* **JOB**
Omit every picture, then give all the entries again exactly.

• • • • • • •

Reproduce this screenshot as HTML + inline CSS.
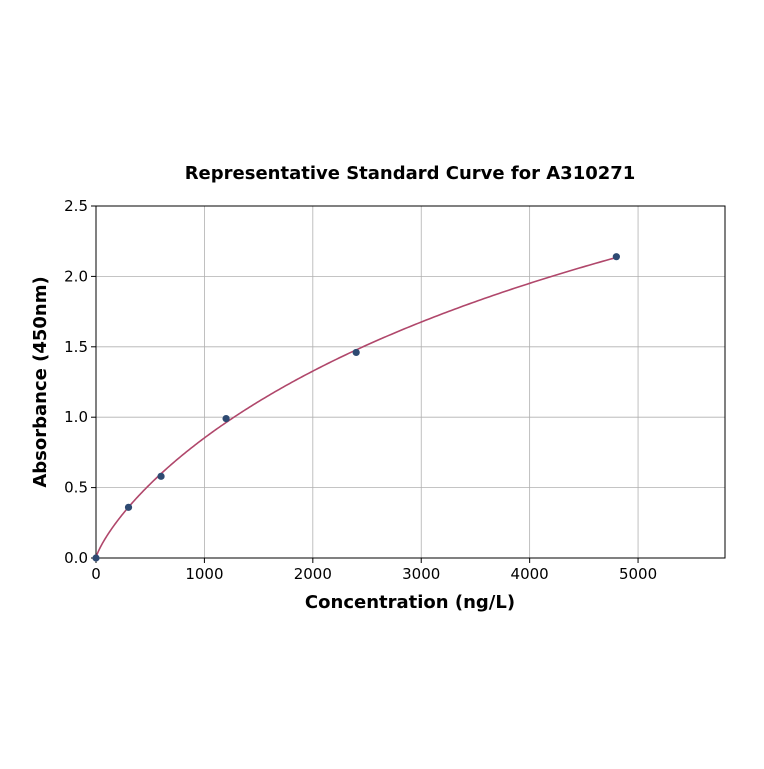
<!DOCTYPE html>
<html><head><meta charset="utf-8"><style>
body{margin:0;background:#fff;font-family:"Liberation Sans","DejaVu Sans",sans-serif}
</style></head><body>
<svg id="chart" width="764" height="764" xmlns="http://www.w3.org/2000/svg" font-family="DejaVu Sans, Liberation Sans, sans-serif">
<rect width="764" height="764" fill="#fff"/>
<text x="410" y="179" text-anchor="middle" font-size="18" font-weight="bold">Representative Standard Curve for A310271</text>
<g id="grid"></g>
<g id="axes"></g>
<path id="curve" fill="none" stroke="#b0476b" stroke-width="1.6"/>
<g id="pts"></g>
<text x="410" y="608" text-anchor="middle" font-size="18" font-weight="bold">Concentration (ng/L)</text>
<text transform="translate(46,382) rotate(-90)" text-anchor="middle" font-size="18" font-weight="bold">Absorbance (450nm)</text>
</svg>
<script>
const xConc=[0,300,600,1200,2400,4800];
const yAbs=[0,0.36,0.58,0.99,1.46,2.14];
const xTicks=[0,1000,2000,3000,4000,5000];
const yTicks=[0,0.5,1.0,1.5,2.0,2.5];
const L=96,R=725,T=206,B=558,xMax=5802,yMax=2.5;
const sx=v=>L+v/xMax*(R-L), sy=v=>B-v/yMax*(B-T);
const NS="http://www.w3.org/2000/svg";
function mk(tag,attrs,parent,txt){const e=document.createElementNS(NS,tag);for(const k in attrs)e.setAttribute(k,attrs[k]);if(txt!==undefined)e.textContent=txt;parent.appendChild(e);return e;}
const grid=document.getElementById('grid'),axes=document.getElementById('axes');
xTicks.forEach(t=>{const x=sx(t);
 const g=mk('line',{x1:x,x2:x,y1:T,y2:B,stroke:'#b0b0b0','stroke-width':0.8},grid);
 
 mk('line',{x1:x,x2:x,y1:B,y2:B+5,stroke:'#000'},axes);
 const l=mk('text',{x:x,y:B+21,'text-anchor':'middle','font-size':15},axes,String(t));
 });
yTicks.forEach(t=>{const y=sy(t);
 const g=mk('line',{x1:L,x2:R,y1:y,y2:y,stroke:'#b0b0b0','stroke-width':0.8},grid);
 
 mk('line',{x1:L-5,x2:L,y1:y,y2:y,stroke:'#000'},axes);
 const l=mk('text',{x:L-8,y:y+5,'text-anchor':'end','font-size':15},axes,t.toFixed(1));
 });
const f=mk('rect',{x:L,y:T,width:R-L,height:B-T,fill:'none',stroke:'#000','stroke-width':1},axes);

// fit y = d*x^b/(c^b+x^b) by grid search, d solved linearly
let best={err:1e9};
for(let b=0.3;b<=1.6;b+=0.01){for(let lc=2;lc<=7;lc+=0.02){const c=Math.pow(10,lc);
 let sg=0,sy2=0;const gs=xConc.map(x=>{const p=Math.pow(x,b);return p/(Math.pow(c,b)+p);});
 gs.forEach((g,i)=>{sg+=g*g;sy2+=g*yAbs[i];});const d=sy2/sg;
 let e=0;gs.forEach((g,i)=>{e+=(d*g-yAbs[i])**2;});
 if(e<best.err)best={err:e,b,c,d};}}
const model=x=>{const p=Math.pow(x,best.b);return best.d*p/(Math.pow(best.c,best.b)+p);};
let d='';const xe=xConc[xConc.length-1];
for(let i=0;i<=300;i++){const x=xe*Math.pow(i/300,2);d+=(i?'L':'M')+sx(x).toFixed(2)+','+sy(model(x)).toFixed(2);}
document.getElementById('curve').setAttribute('d',d);
const pts=document.getElementById('pts');
xConc.forEach((x,i)=>{const c=mk('circle',{cx:sx(x),cy:sy(yAbs[i]),r:3.6,fill:'#2e4a72'},pts);
 });
</script>
</body></html>
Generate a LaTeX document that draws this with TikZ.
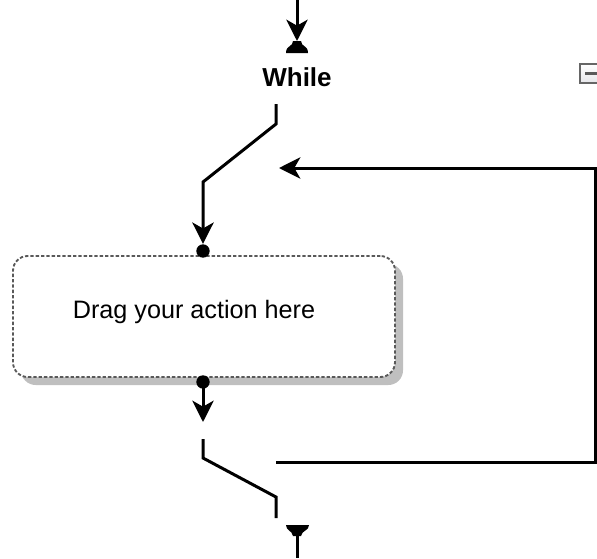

• • • • • • •

* **THE REPLY**
Reproduce this screenshot as HTML + inline CSS.
<!DOCTYPE html>
<html><head><meta charset="utf-8"><style>
body{margin:0;background:#fff;font-family:"Liberation Sans","DejaVu Sans",sans-serif}
</style></head><body>
<svg id="chart" width="764" height="764" xmlns="http://www.w3.org/2000/svg" font-family="DejaVu Sans, Liberation Sans, sans-serif">
<rect width="764" height="764" fill="#fff"/>
<text x="410" y="179" text-anchor="middle" font-size="18" font-weight="bold">Representative Standard Curve for A310271</text>
<g id="grid"></g>
<g id="axes"></g>
<path id="curve" fill="none" stroke="#b0476b" stroke-width="1.6"/>
<g id="pts"></g>
<text x="410" y="608" text-anchor="middle" font-size="18" font-weight="bold">Concentration (ng/L)</text>
<text transform="translate(46,382) rotate(-90)" text-anchor="middle" font-size="18" font-weight="bold">Absorbance (450nm)</text>
</svg>
<script>
const xConc=[0,300,600,1200,2400,4800];
const yAbs=[0,0.36,0.58,0.99,1.46,2.14];
const xTicks=[0,1000,2000,3000,4000,5000];
const yTicks=[0,0.5,1.0,1.5,2.0,2.5];
const L=96,R=725,T=206,B=558,xMax=5802,yMax=2.5;
const sx=v=>L+v/xMax*(R-L), sy=v=>B-v/yMax*(B-T);
const NS="http://www.w3.org/2000/svg";
function mk(tag,attrs,parent,txt){const e=document.createElementNS(NS,tag);for(const k in attrs)e.setAttribute(k,attrs[k]);if(txt!==undefined)e.textContent=txt;parent.appendChild(e);return e;}
const grid=document.getElementById('grid'),axes=document.getElementById('axes');
xTicks.forEach(t=>{const x=sx(t);
 const g=mk('line',{x1:x,x2:x,y1:T,y2:B,stroke:'#b0b0b0','stroke-width':0.8},grid);
 
 mk('line',{x1:x,x2:x,y1:B,y2:B+5,stroke:'#000'},axes);
 const l=mk('text',{x:x,y:B+21,'text-anchor':'middle','font-size':15},axes,String(t));
 });
yTicks.forEach(t=>{const y=sy(t);
 const g=mk('line',{x1:L,x2:R,y1:y,y2:y,stroke:'#b0b0b0','stroke-width':0.8},grid);
 
 mk('line',{x1:L-5,x2:L,y1:y,y2:y,stroke:'#000'},axes);
 const l=mk('text',{x:L-8,y:y+5,'text-anchor':'end','font-size':15},axes,t.toFixed(1));
 });
const f=mk('rect',{x:L,y:T,width:R-L,height:B-T,fill:'none',stroke:'#000','stroke-width':1},axes);

// fit y = d*x^b/(c^b+x^b) by grid search, d solved linearly
let best={err:1e9};
for(let b=0.3;b<=1.6;b+=0.01){for(let lc=2;lc<=7;lc+=0.02){const c=Math.pow(10,lc);
 let sg=0,sy2=0;const gs=xConc.map(x=>{const p=Math.pow(x,b);return p/(Math.pow(c,b)+p);});
 gs.forEach((g,i)=>{sg+=g*g;sy2+=g*yAbs[i];});const d=sy2/sg;
 let e=0;gs.forEach((g,i)=>{e+=(d*g-yAbs[i])**2;});
 if(e<best.err)best={err:e,b,c,d};}}
const model=x=>{const p=Math.pow(x,best.b);return best.d*p/(Math.pow(best.c,best.b)+p);};
let d='';const xe=xConc[xConc.length-1];
for(let i=0;i<=300;i++){const x=xe*Math.pow(i/300,2);d+=(i?'L':'M')+sx(x).toFixed(2)+','+sy(model(x)).toFixed(2);}
document.getElementById('curve').setAttribute('d',d);
const pts=document.getElementById('pts');
xConc.forEach((x,i)=>{const c=mk('circle',{cx:sx(x),cy:sy(yAbs[i]),r:3.6,fill:'#2e4a72'},pts);
 });
</script>
</body></html>
Generate a LaTeX document that draws this with TikZ.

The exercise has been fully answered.